Saturday 16 November 2013

there is no way i could ever spill everything i hold in you on to a page, i could never curve words around the shape of your jaw, or your light breath edging closer to a snore, when you are pressed so close to me, even in sleep still clutching so tight. i could never speak of you right, not in a light anything other than dim glow, i could never speak the words without them appearing slow, calculated. but see there is nothing calculated about this, there is nothing malicious about us, nothing scripted or offered as false. i have given you every single crevice of me, all of the jagged parts of my mind, the depths of my unconscious, the lengths of my shallow fears. i would give you anything that you needed, anything i could offer, i would in an instant.
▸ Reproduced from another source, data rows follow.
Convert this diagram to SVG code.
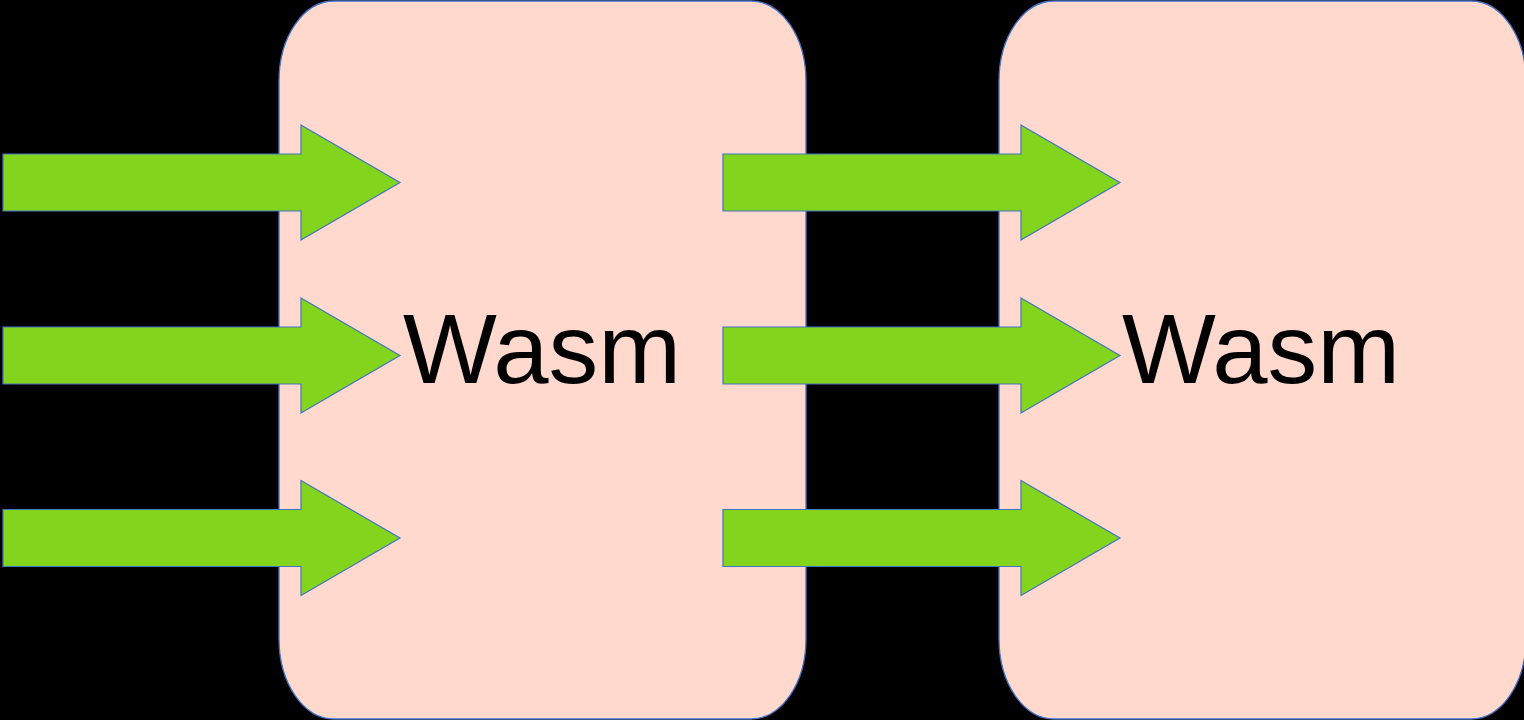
<svg xmlns="http://www.w3.org/2000/svg" width="1524" height="720" viewBox="0 0 1524 720">
<style>
.box{fill:#FFD9CE;stroke:#4472C4;stroke-width:1.3}
.arr{fill:#83D41C;stroke:#4472C4;stroke-width:1.2;stroke-linejoin:miter}
.lbl{font-family:"Liberation Sans",Arial,sans-serif;font-size:98px;fill:#000}
</style>
<defs>
<polygon id="arrow" points="0,-28.5 298,-28.5 298,-57.5 397,0 298,57.5 298,28.5 0,28.5"/>
</defs>
<rect width="1524" height="720" fill="#000"/>
<g id="wasm1">
<rect class="box" x="279" y="1" width="527" height="718" rx="55" ry="80"/>
<text class="lbl" x="403" y="383" textLength="278" lengthAdjust="spacingAndGlyphs">Wasm</text>
</g>
<g id="wasm2">
<rect class="box" x="999" y="1" width="527" height="718" rx="55" ry="80"/>
<text class="lbl" x="1122" y="383" textLength="278" lengthAdjust="spacingAndGlyphs">Wasm</text>
</g>
<g id="connectors">
<use href="#arrow" class="arr" transform="translate(3,182.5)"/>
<use href="#arrow" class="arr" transform="translate(3,355.5)"/>
<use href="#arrow" class="arr" transform="translate(3,538)"/>
<use href="#arrow" class="arr" transform="translate(723,182.5)"/>
<use href="#arrow" class="arr" transform="translate(723,355.5)"/>
<use href="#arrow" class="arr" transform="translate(723,538)"/>
</g>
</svg>
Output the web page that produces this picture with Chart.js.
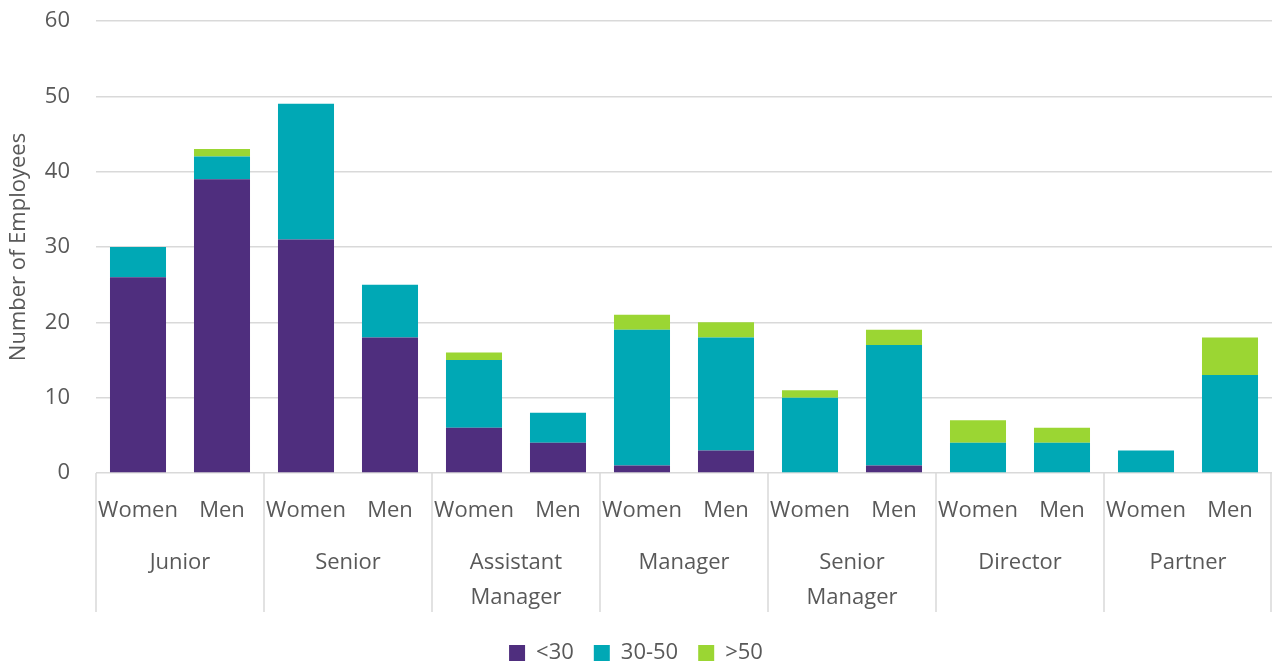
<!DOCTYPE html>
<html>
<head>
<meta charset="utf-8">
<script src="https://cdn.jsdelivr.net/npm/chart.js@4"></script>
<style>
html,body{margin:0;padding:0;background:#fff;}
#wrap{width:1272px;height:664px;position:relative;}
</style>
</head>
<body>
<div id="wrap"><canvas id="c"></canvas></div>
<script>
const groups = ['Junior', 'Senior', ['Assistant', 'Manager'], 'Manager', ['Senior', 'Manager'], 'Director', 'Partner'];
const genders = ['Women', 'Men'];
const seriesNames = ['<30', '30-50', '>50'];
const under30 = [26, 39, 31, 18, 6, 4, 1, 3, 0, 1, 0, 0, 0, 0];
const age30to50 = [4, 3, 18, 7, 9, 4, 18, 15, 10, 16, 4, 4, 3, 13];
const over50 = [0, 1, 0, 0, 1, 0, 2, 2, 1, 2, 3, 2, 0, 5];
const yTicks = [0, 10, 20, 30, 40, 50, 60];

const labels = [];
groups.forEach(() => genders.forEach(g => labels.push(g)));

const FONT = '"Open Sans", Lato, sans-serif';
const TXT = '#595959';
const GRID = '#d9d9d9';
const SEP_DEPTH = 139;

const groupPlugin = {
  id: 'groupPlugin',
  afterDraw(chart) {
    const ctx = chart.ctx;
    const x = chart.scales.x;
    const area = chart.chartArea;
    const step = (x.getPixelForValue(1) - x.getPixelForValue(0));
    ctx.save();
    ctx.strokeStyle = GRID;
    ctx.lineWidth = 1.5;
    for (let i = 0; i <= groups.length; i++) {
      let px = x.getPixelForValue(i * 2) - step / 2;
      if (i === groups.length) px = Math.min(px, chart.width - 1);
      ctx.beginPath();
      ctx.moveTo(px, area.bottom);
      ctx.lineTo(px, area.bottom + SEP_DEPTH);
      ctx.stroke();
    }
    ctx.fillStyle = TXT;
    ctx.font = '22px ' + FONT;
    ctx.textAlign = 'center';
    ctx.textBaseline = 'middle';
    groups.forEach((g, i) => {
      const cx = (x.getPixelForValue(i * 2) + x.getPixelForValue(i * 2 + 1)) / 2;
      const lines = Array.isArray(g) ? g : [g];
      lines.forEach((l, j) => ctx.fillText(l, cx, area.bottom + 90 + j * 35));
    });
    ctx.restore();
  }
};

const chart = new Chart(document.getElementById('c'), {
  type: 'bar',
  data: {
    labels: labels,
    datasets: [
      { label: seriesNames[0], data: under30, backgroundColor: '#4f2e7e' },
      { label: seriesNames[1], data: age30to50, backgroundColor: '#00a8b5' },
      { label: seriesNames[2], data: over50, backgroundColor: '#9bd633' }
    ]
  },
  options: {
    responsive: true,
    maintainAspectRatio: false,
    animation: false,
    layout: { padding: { top: 21, right: 0, left: 0, bottom: 0 } },
    datasets: { bar: { categoryPercentage: 1, barPercentage: 0.667, borderWidth: 0 } },
    plugins: {
      legend: {
        position: 'bottom',
        labels: { font: { size: 22, family: FONT }, color: TXT, boxWidth: 16, boxHeight: 16, padding: 20 }
      },
      tooltip: { enabled: false }
    },
    scales: {
      x: {
        stacked: true,
        grid: { display: false, drawTicks: false },
        border: { display: false },
        ticks: { font: { size: 22, family: FONT }, color: TXT, padding: 25, maxRotation: 0, autoSkip: false },
        afterFit(s) { s.height = 149; s.paddingLeft = 0; s.paddingRight = 0; }
      },
      y: {
        stacked: true,
        min: 0, max: 60,
        afterBuildTicks(s) { s.ticks = yTicks.map(v => ({ value: v })); },
        grid: { color: GRID, lineWidth: 1.5, drawTicks: false },
        border: { display: false },
        ticks: { font: { size: 22, family: FONT }, color: TXT, padding: 26 },
        title: { display: true, text: 'Number of Employees', font: { size: 22, family: FONT }, color: TXT, padding: { top: 6, bottom: 0 } },
        afterFit(s) { s.width = 96; s.paddingTop = 0; s.paddingBottom = 0; }
      }
    }
  },
  plugins: [groupPlugin]
});

// keep the legend strip compact so the plot keeps the reference proportions
const lg = chart.legend;
const origFit = lg.fit.bind(lg);
lg.fit = function () { origFit(); this.height = 42; };
chart.update();
</script>
</body>
</html>
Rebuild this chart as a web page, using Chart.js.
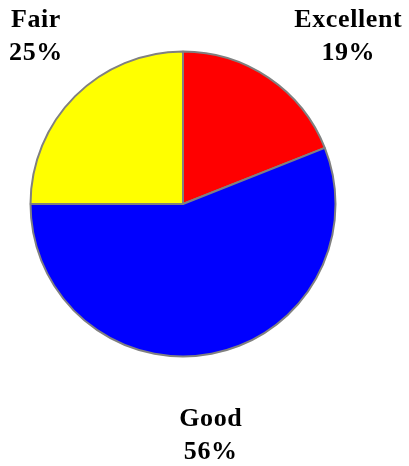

Sometimes i can't believe i am part of something so perfect, so pure, so untainted and so sure. i have never been sure of anything before. always second guessing, always looking for an alternative when failure strikes. but there is no alternative to you, this is my whole life. it's laid bare for me to see, it just you and me. i'm going to keep you close forever, i'm never going to let you stray behind. I'll always be running to catch you up if you fall into a quick stride. there is nothing else in this world that i am perfectly and entirely sure of. but i am sure of you, i'd put everything of myself, everything that i have in you. i love every single crevice of you, i love every fleeting moment with you.